Warren Buffett is once again one of the five richest people in the world.

The legendary 91-year-old investor's $117 billion fortune puts him behind only Elon Musk, Jeff Bezos, Bernard Arnault and Bill Gates in the global wealth rankings, according to the Bloomberg Billionaires Index.

Unlike the other members of the top five who have all lost money this year, Buffett's fortune has grown by $7.8 billion in 2022. In comparison, Musk, the world's richest man, has lost $62 billion, while Gates has lost a comparatively modest $12.5 billion.

Interestingly, it has been the loss of wealth by others rather than an increase in his own net worth that catapulted Buffett back into fifth place. Mark Zuckerberg, who had a net worth of more than $120 billion in January, has seen his fortune plummet by $54 billion as Facebook shares have been pummeled this year.

Other tech executive who were previously in the top 10, such as Google founders Larry Page and Sergey Brin, former Microsoft CEO Steve Ballmer and Oracle founder Larry Ellison, would all be ahead of Buffett had they not taken substantial hits to their net worth thanks to the tumble in tech stocks this year.

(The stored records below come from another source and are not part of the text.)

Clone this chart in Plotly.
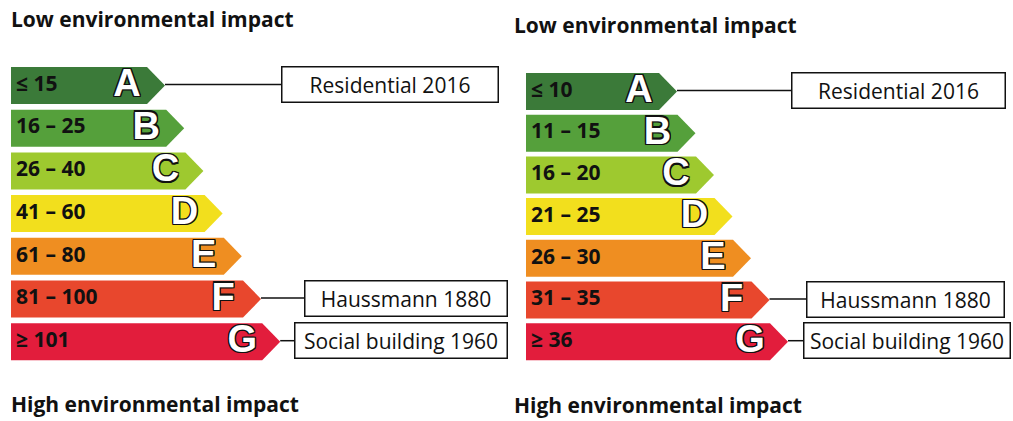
import plotly.graph_objects as go

# Energy classes and their thresholds (two rating scales)
CLASSES = ["A", "B", "C", "D", "E", "F", "G"]
LEFT_RANGES = ["≤ 15", "16 – 25", "26 – 40", "41 – 60", "61 – 80", "81 – 100", "≥ 101"]
RIGHT_RANGES = ["≤ 10", "11 – 15", "16 – 20", "21 – 25", "26 – 30", "31 – 35", "≥ 36"]

# Reference buildings and the class they land in on each scale
BUILDINGS = ["Residential 2016", "Haussmann 1880", "Social building 1960"]
LEFT_BUILDING_CLASS = ["A", "F", "G"]
RIGHT_BUILDING_CLASS = ["A", "F", "G"]

TOP_TITLE = "Low environmental impact"
BOTTOM_TITLE = "High environmental impact"

CLASS_COLORS = ["#3b7a39", "#55a03b", "#9ec92f", "#f2df1d", "#ef8e21", "#e8472d", "#e21d3c"]

W, H = 1013, 421
FONT = "'Open Sans', Lato, sans-serif"
OUTLINE = ("-1.2px -1.2px 0 #111, 1.2px -1.2px 0 #111, -1.2px 1.2px 0 #111, "
           "1.2px 1.2px 0 #111, 0 1.2px 0 #111, 0 -1.2px 0 #111, 1.2px 0 0 #111, -1.2px 0 0 #111")

# panel layout (pixel-like axis units, y grows downward)
PANELS = [
    dict(ranges=LEFT_RANGES, bclass=LEFT_BUILDING_CLASS, x0=11, tip0=165, step=19.2,
         top0=67, pitch=42.7, title_x=9, title_y=19, bottom_y=404,
         boxes=[(281, 217), (304, 203), (294, 213)]),
    dict(ranges=RIGHT_RANGES, bclass=RIGHT_BUILDING_CLASS, x0=526, tip0=677, step=18.5,
         top0=73, pitch=41.7, title_x=512, title_y=25, bottom_y=405,
         boxes=[(791, 214), (806, 198), (803, 207)]),
]
BAR_H = 37
DEPTH = 18

fig = go.Figure()
annotations = []

for p in PANELS:
    tips, mids = [], []
    for i, cls in enumerate(CLASSES):
        top = p["top0"] + i * p["pitch"]
        bot = top + BAR_H
        mid = (top + bot) / 2
        tip = p["tip0"] + i * p["step"]
        tips.append(tip)
        mids.append(mid)
        fig.add_trace(go.Scatter(
            x=[p["x0"], tip - DEPTH, tip, tip - DEPTH, p["x0"], p["x0"]],
            y=[top, top, mid, bot, bot, top],
            mode="lines", fill="toself", fillcolor=CLASS_COLORS[i],
            line=dict(width=0), hoverinfo="skip", showlegend=False,
        ))

    # range labels
    fig.add_trace(go.Scatter(
        x=[p["x0"] + 5] * len(CLASSES), y=mids, text=p["ranges"],
        mode="text", textposition="middle right",
        textfont=dict(family=FONT, size=21, color="#111", weight="bold"),
        hoverinfo="skip", showlegend=False,
    ))
    # class letters (white with dark outline)
    fig.add_trace(go.Scatter(
        x=[t - 38 for t in tips], y=[m + 1 for m in mids], text=CLASSES,
        mode="text", textposition="middle center",
        textfont=dict(family="Liberation Sans, Arial, sans-serif", size=38,
                      color="white", weight="bold", shadow=OUTLINE),
        hoverinfo="skip", showlegend=False,
    ))

    # building boxes and connectors
    for name, cls, (bx, bw) in zip(BUILDINGS, p["bclass"], p["boxes"]):
        k = CLASSES.index(cls)
        fig.add_trace(go.Scatter(
            x=[tips[k], bx], y=[mids[k] - 1, mids[k] - 1], mode="lines",
            line=dict(color="#111", width=1.5), hoverinfo="skip", showlegend=False,
        ))
        annotations.append(dict(
            x=bx, y=mids[k] - 1, xref="x", yref="y", xanchor="left", yanchor="middle",
            text=name, showarrow=False, width=bw - 2, height=BAR_H - 3,
            align="center", valign="middle", bordercolor="#111", borderwidth=1.5,
            borderpad=0, bgcolor="white",
            font=dict(family=FONT, size=21, color="#111"),
        ))

    for txt, ty in [(TOP_TITLE, p["title_y"]), (BOTTOM_TITLE, p["bottom_y"])]:
        annotations.append(dict(
            x=p["title_x"], y=ty, xref="x", yref="y", xanchor="left", yanchor="middle",
            text=txt, showarrow=False,
            font=dict(family=FONT, size=21, color="#111", weight="bold"),
        ))

fig.update_layout(
    width=W, height=H,
    margin=dict(l=0, r=0, t=0, b=0),
    paper_bgcolor="white", plot_bgcolor="white",
    xaxis=dict(range=[0, W], visible=False, fixedrange=True),
    yaxis=dict(range=[H, 0], visible=False, fixedrange=True),
    annotations=annotations,
)

# drop the browser's default page margin so the figure sits at the top-left corner
fig.write_html(
    "out.html",
    config={"displayModeBar": False},
    post_script="document.body.style.margin='0';",
)
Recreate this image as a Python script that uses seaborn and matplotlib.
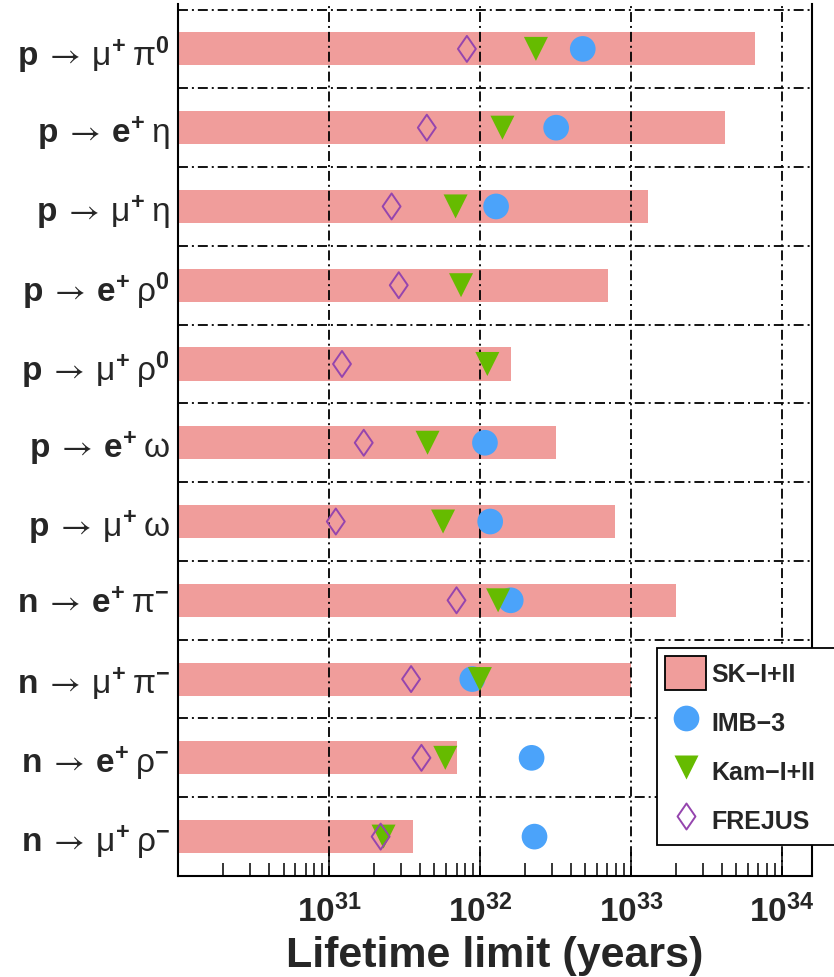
import numpy as np
import pandas as pd
import matplotlib
matplotlib.use("Agg")
import matplotlib.pyplot as plt
import seaborn as sns
from matplotlib.lines import Line2D
from matplotlib.patches import Patch
from matplotlib.path import Path
from matplotlib.ticker import FixedLocator, LogLocator, FuncFormatter, NullFormatter

# Decay modes (top to bottom)
modes = [
    r"$\mathbf{p}\:\mathsf{\rightarrow}\:\mathrm{\mu}^{\mathbf{+}}\:\mathrm{\pi}^{\mathbf{0}}$",
    r"$\mathbf{p}\:\mathsf{\rightarrow}\:\mathbf{e}^{\mathbf{+}}\:\mathrm{\eta}$",
    r"$\mathbf{p}\:\mathsf{\rightarrow}\:\mathrm{\mu}^{\mathbf{+}}\:\mathrm{\eta}$",
    r"$\mathbf{p}\:\mathsf{\rightarrow}\:\mathbf{e}^{\mathbf{+}}\:\mathrm{\rho}^{\mathbf{0}}$",
    r"$\mathbf{p}\:\mathsf{\rightarrow}\:\mathrm{\mu}^{\mathbf{+}}\:\mathrm{\rho}^{\mathbf{0}}$",
    r"$\mathbf{p}\:\mathsf{\rightarrow}\:\mathbf{e}^{\mathbf{+}}\:\mathrm{\omega}$",
    r"$\mathbf{p}\:\mathsf{\rightarrow}\:\mathrm{\mu}^{\mathbf{+}}\:\mathrm{\omega}$",
    r"$\mathbf{n}\:\mathsf{\rightarrow}\:\mathbf{e}^{\mathbf{+}}\:\mathrm{\pi}^{\mathbf{-}}$",
    r"$\mathbf{n}\:\mathsf{\rightarrow}\:\mathrm{\mu}^{\mathbf{+}}\:\mathrm{\pi}^{\mathbf{-}}$",
    r"$\mathbf{n}\:\mathsf{\rightarrow}\:\mathbf{e}^{\mathbf{+}}\:\mathrm{\rho}^{\mathbf{-}}$",
    r"$\mathbf{n}\:\mathsf{\rightarrow}\:\mathrm{\mu}^{\mathbf{+}}\:\mathrm{\rho}^{\mathbf{-}}$",
]

# Lifetime limits (years), 90% C.L.
sk_limit = [6.6e33, 4.2e33, 1.3e33, 7.1e32, 1.6e32, 3.2e32, 7.8e32, 2.0e33, 1.0e33, 7.0e31, 3.6e31]
imb3_limit = [4.8e32, 3.2e32, 1.28e32, np.nan, np.nan, 1.08e32, 1.17e32, 1.6e32, 8.9e31, 2.2e32, 2.3e32]
kam_limit = [2.35e32, 1.41e32, 6.9e31, 7.5e31, 1.12e32, 4.5e31, 5.7e31, 1.32e32, 1.0e32, 5.9e31, 2.3e31]
frejus_limit = [8.2e31, 4.45e31, 2.6e31, 2.9e31, 1.22e31, 1.7e31, 1.11e31, 7.0e31, 3.5e31, 4.1e31, 2.2e31]

decade_ticks = [1e31, 1e32, 1e33, 1e34]

bar_color = "#F09D9B"
imb_color = "#4BA3FA"
kam_color = "#66BB00"
frejus_color = "#9545AE"

df = pd.DataFrame({
    "mode": modes,
    "sk": sk_limit,
    "imb": imb3_limit,
    "kam": kam_limit,
    "frejus": frejus_limit,
})

sns.set_style("white")
plt.rcParams["font.family"] = ["Liberation Sans", "DejaVu Sans"]
plt.rcParams["mathtext.fontset"] = "custom"
plt.rcParams["mathtext.rm"] = "Liberation Sans"
plt.rcParams["mathtext.bf"] = "Liberation Sans:bold"
plt.rcParams["mathtext.it"] = "Liberation Sans:italic"
plt.rcParams["mathtext.sf"] = "STIXGeneral"

fig = plt.figure(figsize=(8.34, 9.78), dpi=100)
ax = fig.add_axes([178 / 834, 1 - 877 / 978, (812 - 178) / 834, (877 - 5) / 978])
ax.set_xscale("log")

sns.barplot(data=df, x="sk", y="mode", orient="h", color=bar_color,
            saturation=1, width=0.42, linewidth=0, ax=ax, zorder=1)

# Reference lines: dash-dot grid at decades and between decay modes
grid_style = dict(color="black", lw=1.3, ls=(0, (5.5, 2.2, 1.1, 2.2)), zorder=2)
for xv in decade_ticks:
    ax.axvline(xv, **grid_style)
for i in range(len(modes) + 1):
    ax.axhline(i - 0.5, **grid_style)

diamond = Path([(0, 1), (0.69, 0), (0, -1), (-0.69, 0), (0, 1)],
               [Path.MOVETO, Path.LINETO, Path.LINETO, Path.LINETO, Path.CLOSEPOLY])

sns.scatterplot(data=df, x="imb", y="mode", marker="o", s=342, color=imb_color,
                edgecolor="none", linewidth=0, ax=ax, zorder=4, legend=False)
sns.scatterplot(data=df, x="kam", y="mode", marker="v", s=299, color=kam_color,
                edgecolor="none", linewidth=0, ax=ax, zorder=5, legend=False)
sns.scatterplot(data=df, x="frejus", y="mode", marker=diamond, s=350, color=frejus_color,
                facecolor="none", edgecolor=frejus_color, linewidth=1.4, ax=ax,
                zorder=6, legend=False)

ax.set_xlim(1e30, 10 ** 34.2)
ax.set_ylim(len(modes) - 0.5, -0.57)

ax.xaxis.set_major_locator(FixedLocator(decade_ticks))
ax.xaxis.set_minor_locator(LogLocator(base=10, subs=np.arange(2, 10), numticks=20))
ax.xaxis.set_minor_formatter(NullFormatter())
ax.xaxis.set_major_formatter(
    FuncFormatter(lambda v, p: r"$\mathbf{10^{%d}}$" % round(np.log10(v))))
ax.tick_params(axis="x", which="major", direction="in", length=17, width=1.1,
               labelsize=24, pad=13, bottom=True, top=False, color="black")
ax.tick_params(axis="x", which="minor", direction="in", length=9.4, width=1.1,
               bottom=True, top=False, color="black")
ax.tick_params(axis="y", length=0, labelsize=24, pad=6)

ax.set_xlabel("Lifetime limit (years)", fontsize=31, fontweight="bold", labelpad=5)
ax.set_ylabel("")

for side in ["left", "right", "bottom"]:
    ax.spines[side].set_visible(True)
    ax.spines[side].set_color("black")
    ax.spines[side].set_linewidth(1.5)
ax.spines["top"].set_visible(False)

handles = [
    Patch(facecolor=bar_color, edgecolor="black", linewidth=1.3, label="SK\u2212I+II"),
    Line2D([], [], ls="none", marker="o", ms=18.5, mfc=imb_color, mec="none", label="IMB\u22123"),
    Line2D([], [], ls="none", marker="v", ms=17.3, mfc=kam_color, mec="none", label="Kam\u2212I+II"),
    Line2D([], [], ls="none", marker=diamond, ms=18.7, mfc="none", mec=frejus_color,
           mew=1.4, label="FREJUS"),
]
leg = fig.legend(handles=handles, loc="upper left",
                 bbox_to_anchor=(657 / 834, 1 - 843 / 978, 0.25, (843 - 649) / 978),
                 mode="expand", borderaxespad=0, frameon=True, fancybox=False,
                 framealpha=1, edgecolor="black", borderpad=0.32, labelspacing=0.6,
                 handlelength=1.64, handleheight=1.715, handletextpad=0.2,
                 prop={"weight": "bold", "size": 18})
leg.get_frame().set_linewidth(1.3)

fig.savefig("out.png", dpi=100)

Shares of Buffett's Berkshire Hathaway are up more than 7% so far this year thanks largely to the investor's belief in diversification. Though 44% of Berkshire's portfolio is made up of Apple — which itself is down 10% this year — it is widely diversified and has allowed the firm to weather tech sell-offs.

Buffett has long recommended that investors put their money in index funds, which hold every stock in an index, making them automatically diversified. The S&P 500, for example, includes big-name companies like Apple, Coca-Cola and Google.

In 2017, Buffett told CNBC that for people looking to build their retirement savings, diversified index funds make "the most sense practically all of the time."

"Consistently buy an S&P 500 low-cost index fund," Buffett said. "Keep buying it through thick and thin, and especially through thin."